There is a passage in the profile of Orlando in this month's National Geographic that stopped me dead. T.D. Allman writes:
All over Orlando you see the forces at work that are changing America from Fairbanks to Little Rock. This, truly, is a 21st-century paradigm: It is growth built on consumption, not production; a society founded not on natural resources, but upon the dissipation of capital accumulated elsewhere; a place of infinite possibilities, somehow held together, to the extent that it is held together at all, by a shared recognition of highway signs, brand names, TV shows, and personalities, rather than any shared history. Nowhere else is the juxtaposition of what America actually is and the conventional idea of what America should be more vivid and revealing.Welcome to theme-park nation.
This resonated with me because I see hints of Allman's dark vision here in the small town of Williamburg. Colonial Williamsburg, for instance, has expanded its for-profit side with a newly-opened spa in what used to be the Abby Aldrich Rockefeller Folk Art Museum and broken ground on an executive health center. On one hand, I welcome these amenities; on the other, I'm not clear on their connection to the heritage that CW was established to restore and protect.

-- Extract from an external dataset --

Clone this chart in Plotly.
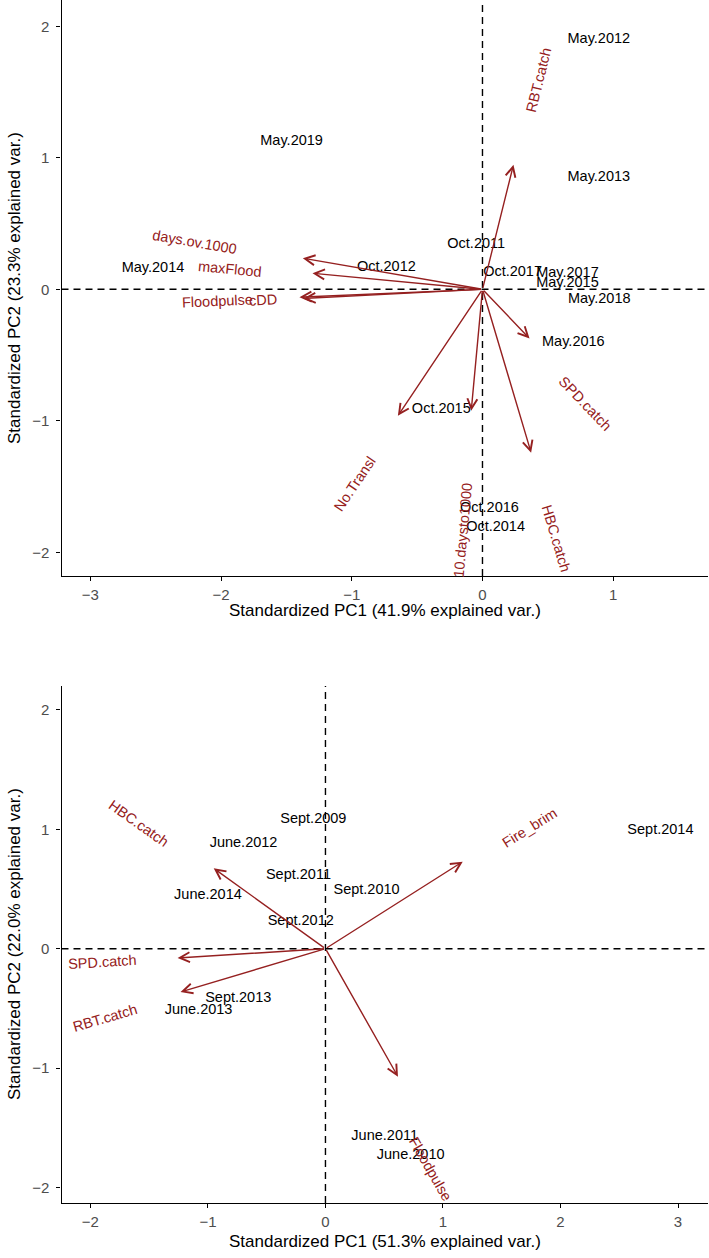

We've also got two so-called New Urbanism communities under construction -- New Town and High Street. I'm sure you've seen one near you; they are those outdoor shopping malls that you can move into. On one hand, I'm glad to see all the new stores and restaurants; on the other, these developments are so patently commercial that to call them 'communities' seems worse than phony.
Is Allman's paradigm coming here? Is it coming to a town near you, too?